All of the data should be repeated exactly; pictures are not part of the copy.

══ Recorded information

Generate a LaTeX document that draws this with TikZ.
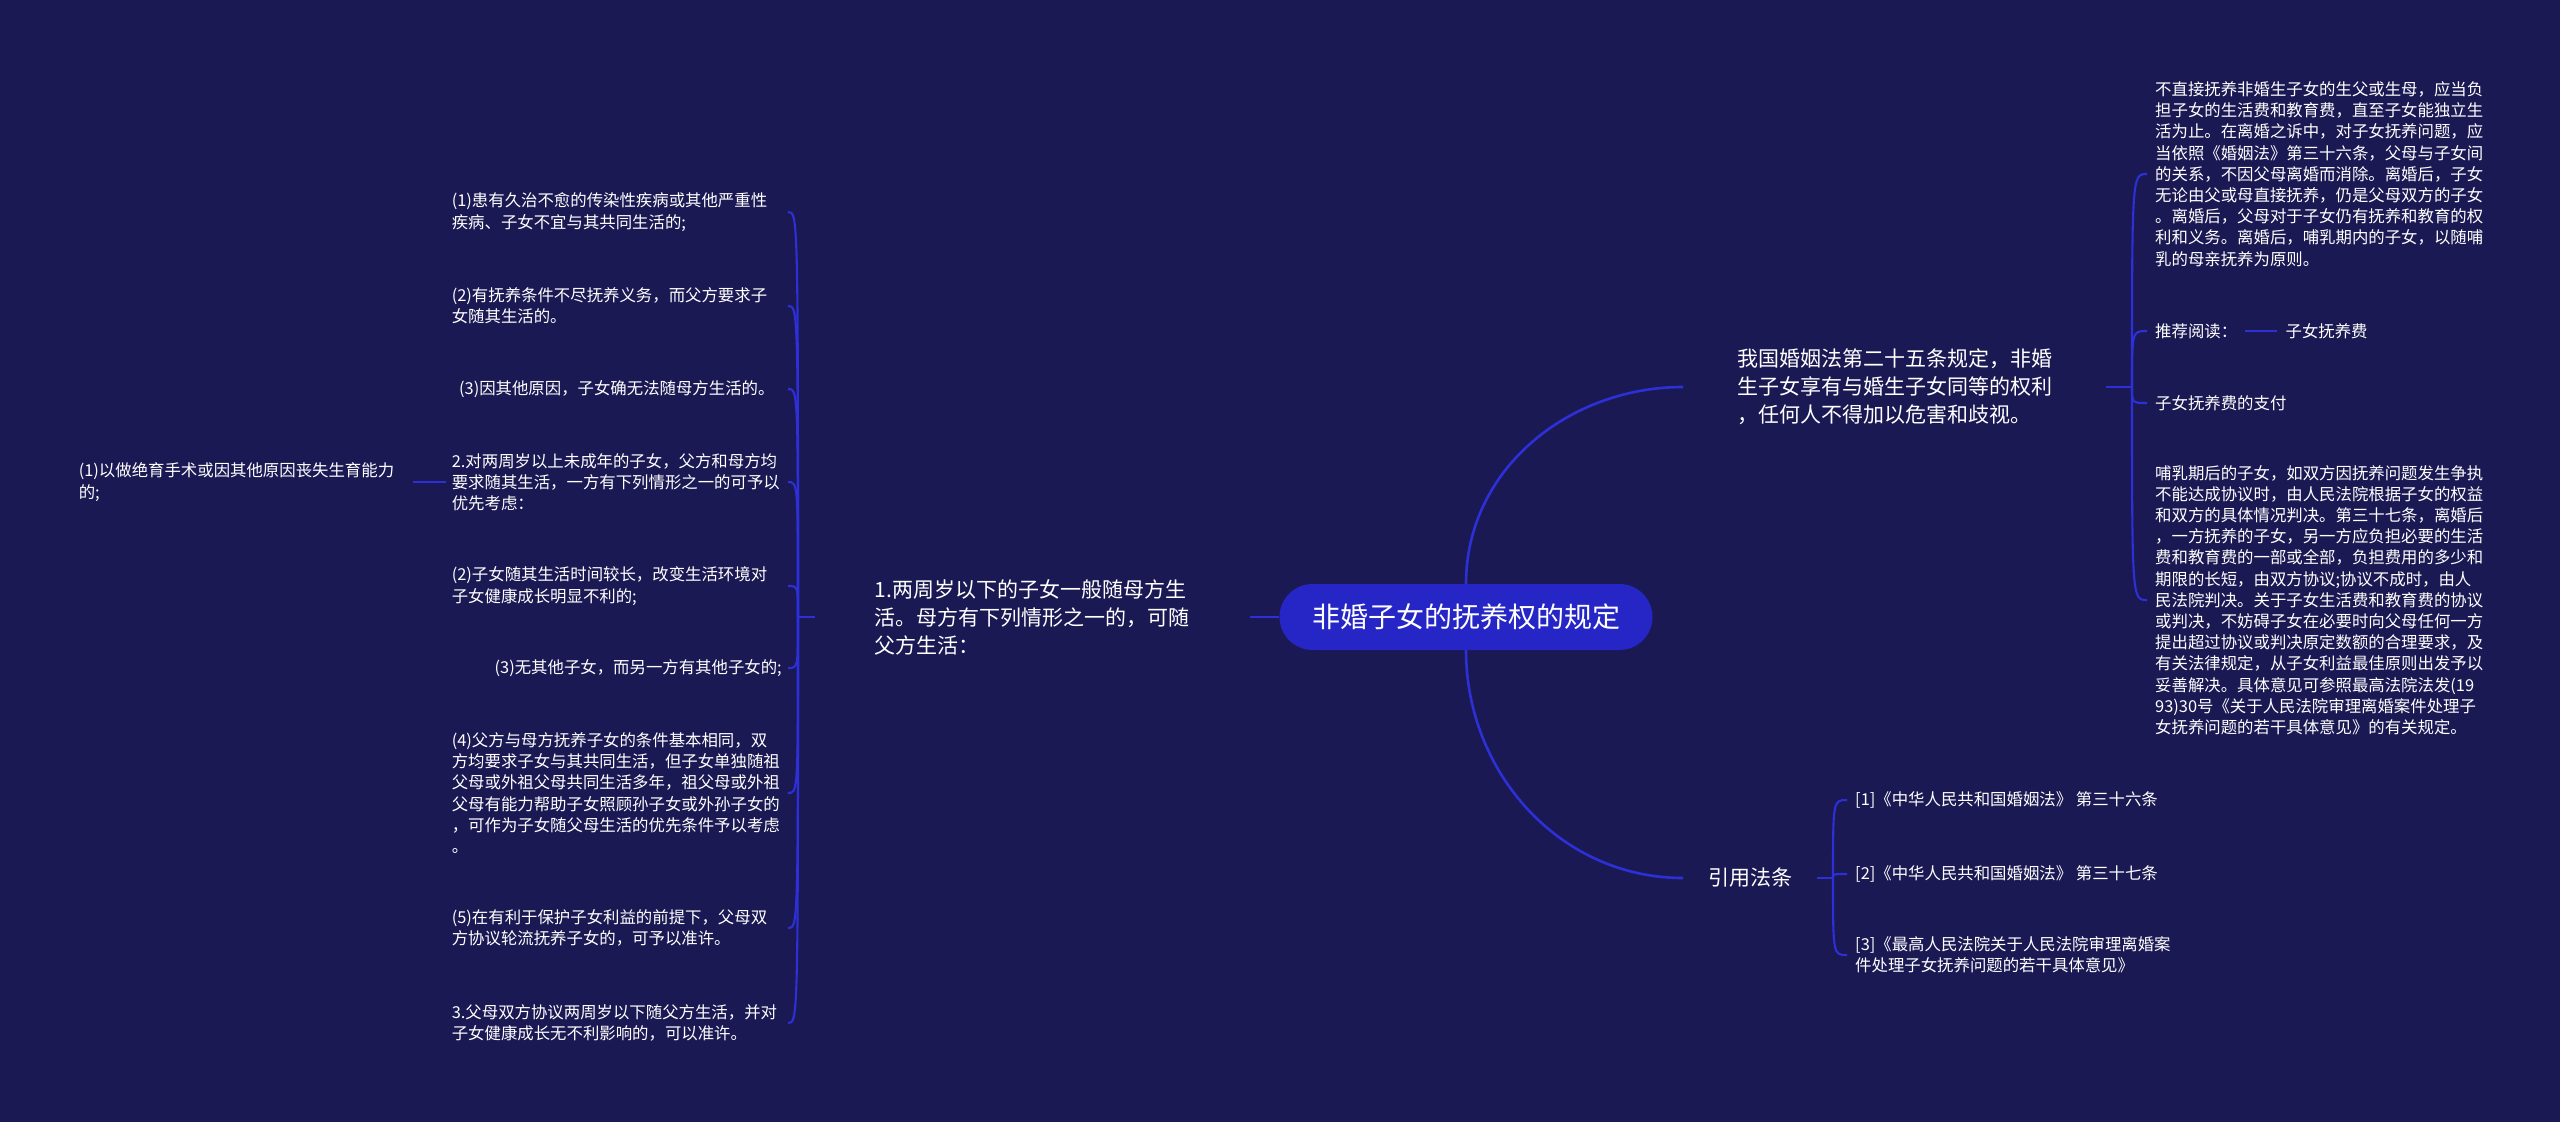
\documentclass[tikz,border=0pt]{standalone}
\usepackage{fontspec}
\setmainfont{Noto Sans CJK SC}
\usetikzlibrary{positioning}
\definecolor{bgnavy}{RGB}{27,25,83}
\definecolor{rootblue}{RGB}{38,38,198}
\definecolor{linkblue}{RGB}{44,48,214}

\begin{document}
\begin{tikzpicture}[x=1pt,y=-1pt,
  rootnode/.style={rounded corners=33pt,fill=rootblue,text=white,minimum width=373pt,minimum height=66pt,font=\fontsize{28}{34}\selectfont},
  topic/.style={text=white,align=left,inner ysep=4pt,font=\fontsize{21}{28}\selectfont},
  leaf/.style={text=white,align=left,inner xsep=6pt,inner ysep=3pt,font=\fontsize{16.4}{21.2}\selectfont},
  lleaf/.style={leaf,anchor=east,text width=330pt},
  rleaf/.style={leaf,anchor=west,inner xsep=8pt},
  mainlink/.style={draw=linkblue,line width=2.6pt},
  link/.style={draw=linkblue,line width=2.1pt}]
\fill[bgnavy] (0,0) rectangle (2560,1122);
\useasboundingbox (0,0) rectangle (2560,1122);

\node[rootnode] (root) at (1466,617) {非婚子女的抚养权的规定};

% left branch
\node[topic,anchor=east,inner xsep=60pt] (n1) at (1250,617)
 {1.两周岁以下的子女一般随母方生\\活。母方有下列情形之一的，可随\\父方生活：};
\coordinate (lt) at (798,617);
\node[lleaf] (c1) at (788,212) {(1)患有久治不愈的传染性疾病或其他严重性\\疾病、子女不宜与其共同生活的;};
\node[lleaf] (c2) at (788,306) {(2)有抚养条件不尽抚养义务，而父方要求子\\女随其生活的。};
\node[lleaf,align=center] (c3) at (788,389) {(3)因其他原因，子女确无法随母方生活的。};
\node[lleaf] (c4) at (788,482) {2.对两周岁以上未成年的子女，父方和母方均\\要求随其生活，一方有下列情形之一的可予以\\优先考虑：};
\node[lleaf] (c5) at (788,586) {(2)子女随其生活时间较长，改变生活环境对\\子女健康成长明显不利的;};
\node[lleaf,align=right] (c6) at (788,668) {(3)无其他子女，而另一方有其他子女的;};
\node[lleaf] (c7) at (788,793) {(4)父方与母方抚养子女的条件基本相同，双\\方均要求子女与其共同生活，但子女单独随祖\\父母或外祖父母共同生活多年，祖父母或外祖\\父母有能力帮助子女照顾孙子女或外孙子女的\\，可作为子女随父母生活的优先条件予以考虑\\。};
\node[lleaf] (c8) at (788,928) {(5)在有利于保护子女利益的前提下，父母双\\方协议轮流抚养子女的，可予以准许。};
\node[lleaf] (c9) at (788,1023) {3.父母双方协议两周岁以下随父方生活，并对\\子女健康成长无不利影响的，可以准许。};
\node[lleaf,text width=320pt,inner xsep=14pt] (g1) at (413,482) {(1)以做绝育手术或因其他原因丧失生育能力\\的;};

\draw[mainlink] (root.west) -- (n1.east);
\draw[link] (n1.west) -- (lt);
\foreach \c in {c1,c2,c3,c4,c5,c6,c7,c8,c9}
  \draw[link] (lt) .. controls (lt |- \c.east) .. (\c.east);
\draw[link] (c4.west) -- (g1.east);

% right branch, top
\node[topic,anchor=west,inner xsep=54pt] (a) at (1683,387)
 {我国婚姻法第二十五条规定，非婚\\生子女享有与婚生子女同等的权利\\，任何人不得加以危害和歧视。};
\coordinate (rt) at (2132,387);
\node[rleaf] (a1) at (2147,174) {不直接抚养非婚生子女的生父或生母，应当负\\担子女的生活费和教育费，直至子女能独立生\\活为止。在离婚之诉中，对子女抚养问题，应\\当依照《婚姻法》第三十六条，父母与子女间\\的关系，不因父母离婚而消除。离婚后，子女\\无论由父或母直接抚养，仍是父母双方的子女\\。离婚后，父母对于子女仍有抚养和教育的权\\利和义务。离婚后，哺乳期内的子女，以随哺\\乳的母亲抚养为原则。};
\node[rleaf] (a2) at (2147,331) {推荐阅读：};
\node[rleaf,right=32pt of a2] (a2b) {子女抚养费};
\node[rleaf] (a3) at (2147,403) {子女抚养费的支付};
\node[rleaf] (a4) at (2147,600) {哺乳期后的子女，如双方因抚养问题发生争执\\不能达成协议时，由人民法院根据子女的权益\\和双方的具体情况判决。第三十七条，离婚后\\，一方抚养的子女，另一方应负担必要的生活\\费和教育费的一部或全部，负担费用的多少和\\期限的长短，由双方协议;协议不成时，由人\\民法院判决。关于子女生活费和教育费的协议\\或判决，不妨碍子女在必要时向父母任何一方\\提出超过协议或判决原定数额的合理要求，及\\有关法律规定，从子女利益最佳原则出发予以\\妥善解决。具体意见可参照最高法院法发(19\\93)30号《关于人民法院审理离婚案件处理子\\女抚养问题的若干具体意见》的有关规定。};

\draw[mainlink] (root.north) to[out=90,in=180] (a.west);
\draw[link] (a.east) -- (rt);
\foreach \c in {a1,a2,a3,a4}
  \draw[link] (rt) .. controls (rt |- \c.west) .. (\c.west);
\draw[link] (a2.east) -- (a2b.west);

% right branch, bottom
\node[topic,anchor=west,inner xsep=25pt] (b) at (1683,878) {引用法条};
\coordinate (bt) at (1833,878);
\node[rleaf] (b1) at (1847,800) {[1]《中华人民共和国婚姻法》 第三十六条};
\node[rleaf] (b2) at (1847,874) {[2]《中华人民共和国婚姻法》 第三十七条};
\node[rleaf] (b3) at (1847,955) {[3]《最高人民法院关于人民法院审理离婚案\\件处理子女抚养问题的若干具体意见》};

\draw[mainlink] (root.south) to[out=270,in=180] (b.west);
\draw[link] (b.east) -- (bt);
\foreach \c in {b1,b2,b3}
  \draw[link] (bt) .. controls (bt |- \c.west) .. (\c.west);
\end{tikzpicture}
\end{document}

════

[Result of the exercise]
Generate a LaTeX document that draws this with TikZ.
\documentclass[tikz,border=0pt]{standalone}
\usepackage{fontspec}
\setmainfont{Noto Sans CJK SC}
\usetikzlibrary{positioning}
\definecolor{bgnavy}{RGB}{27,25,83}
\definecolor{rootblue}{RGB}{38,38,198}
\definecolor{linkblue}{RGB}{44,48,214}

\begin{document}
\begin{tikzpicture}[x=1pt,y=-1pt,
  rootnode/.style={rounded corners=33pt,fill=rootblue,text=white,minimum width=373pt,minimum height=66pt,font=\fontsize{28}{34}\selectfont},
  topic/.style={text=white,align=left,inner ysep=4pt,font=\fontsize{21}{28}\selectfont},
  leaf/.style={text=white,align=left,inner xsep=6pt,inner ysep=3pt,font=\fontsize{16.4}{21.2}\selectfont},
  lleaf/.style={leaf,anchor=east,text width=330pt},
  rleaf/.style={leaf,anchor=west,inner xsep=8pt},
  mainlink/.style={draw=linkblue,line width=2.6pt},
  link/.style={draw=linkblue,line width=2.1pt}]
\fill[bgnavy] (0,0) rectangle (2560,1122);
\useasboundingbox (0,0) rectangle (2560,1122);

\node[rootnode] (root) at (1466,617) {非婚子女的抚养权的规定};

% left branch
\node[topic,anchor=east,inner xsep=60pt] (n1) at (1250,617)
 {1.两周岁以下的子女一般随母方生\\活。母方有下列情形之一的，可随\\父方生活：};
\coordinate (lt) at (798,617);
\node[lleaf] (c1) at (788,212) {(1)患有久治不愈的传染性疾病或其他严重性\\疾病、子女不宜与其共同生活的;};
\node[lleaf] (c2) at (788,306) {(2)有抚养条件不尽抚养义务，而父方要求子\\女随其生活的。};
\node[lleaf,align=center] (c3) at (788,389) {(3)因其他原因，子女确无法随母方生活的。};
\node[lleaf] (c4) at (788,482) {2.对两周岁以上未成年的子女，父方和母方均\\要求随其生活，一方有下列情形之一的可予以\\优先考虑：};
\node[lleaf] (c5) at (788,586) {(2)子女随其生活时间较长，改变生活环境对\\子女健康成长明显不利的;};
\node[lleaf,align=right] (c6) at (788,668) {(3)无其他子女，而另一方有其他子女的;};
\node[lleaf] (c7) at (788,793) {(4)父方与母方抚养子女的条件基本相同，双\\方均要求子女与其共同生活，但子女单独随祖\\父母或外祖父母共同生活多年，祖父母或外祖\\父母有能力帮助子女照顾孙子女或外孙子女的\\，可作为子女随父母生活的优先条件予以考虑\\。};
\node[lleaf] (c8) at (788,928) {(5)在有利于保护子女利益的前提下，父母双\\方协议轮流抚养子女的，可予以准许。};
\node[lleaf] (c9) at (788,1023) {3.父母双方协议两周岁以下随父方生活，并对\\子女健康成长无不利影响的，可以准许。};
\node[lleaf,text width=320pt,inner xsep=14pt] (g1) at (413,482) {(1)以做绝育手术或因其他原因丧失生育能力\\的;};

\draw[mainlink] (root.west) -- (n1.east);
\draw[link] (n1.west) -- (lt);
\foreach \c in {c1,c2,c3,c4,c5,c6,c7,c8,c9}
  \draw[link] (lt) .. controls (lt |- \c.east) .. (\c.east);
\draw[link] (c4.west) -- (g1.east);

% right branch, top
\node[topic,anchor=west,inner xsep=54pt] (a) at (1683,387)
 {我国婚姻法第二十五条规定，非婚\\生子女享有与婚生子女同等的权利\\，任何人不得加以危害和歧视。};
\coordinate (rt) at (2132,387);
\node[rleaf] (a1) at (2147,174) {不直接抚养非婚生子女的生父或生母，应当负\\担子女的生活费和教育费，直至子女能独立生\\活为止。在离婚之诉中，对子女抚养问题，应\\当依照《婚姻法》第三十六条，父母与子女间\\的关系，不因父母离婚而消除。离婚后，子女\\无论由父或母直接抚养，仍是父母双方的子女\\。离婚后，父母对于子女仍有抚养和教育的权\\利和义务。离婚后，哺乳期内的子女，以随哺\\乳的母亲抚养为原则。};
\node[rleaf] (a2) at (2147,331) {推荐阅读：};
\node[rleaf,right=32pt of a2] (a2b) {子女抚养费};
\node[rleaf] (a3) at (2147,403) {子女抚养费的支付};
\node[rleaf] (a4) at (2147,600) {哺乳期后的子女，如双方因抚养问题发生争执\\不能达成协议时，由人民法院根据子女的权益\\和双方的具体情况判决。第三十七条，离婚后\\，一方抚养的子女，另一方应负担必要的生活\\费和教育费的一部或全部，负担费用的多少和\\期限的长短，由双方协议;协议不成时，由人\\民法院判决。关于子女生活费和教育费的协议\\或判决，不妨碍子女在必要时向父母任何一方\\提出超过协议或判决原定数额的合理要求，及\\有关法律规定，从子女利益最佳原则出发予以\\妥善解决。具体意见可参照最高法院法发(19\\93)30号《关于人民法院审理离婚案件处理子\\女抚养问题的若干具体意见》的有关规定。};

\draw[mainlink] (root.north) to[out=90,in=180] (a.west);
\draw[link] (a.east) -- (rt);
\foreach \c in {a1,a2,a3,a4}
  \draw[link] (rt) .. controls (rt |- \c.west) .. (\c.west);
\draw[link] (a2.east) -- (a2b.west);

% right branch, bottom
\node[topic,anchor=west,inner xsep=25pt] (b) at (1683,878) {引用法条};
\coordinate (bt) at (1833,878);
\node[rleaf] (b1) at (1847,800) {[1]《中华人民共和国婚姻法》 第三十六条};
\node[rleaf] (b2) at (1847,874) {[2]《中华人民共和国婚姻法》 第三十七条};
\node[rleaf] (b3) at (1847,955) {[3]《最高人民法院关于人民法院审理离婚案\\件处理子女抚养问题的若干具体意见》};

\draw[mainlink] (root.south) to[out=270,in=180] (b.west);
\draw[link] (b.east) -- (bt);
\foreach \c in {b1,b2,b3}
  \draw[link] (bt) .. controls (bt |- \c.west) .. (\c.west);
\end{tikzpicture}
\end{document}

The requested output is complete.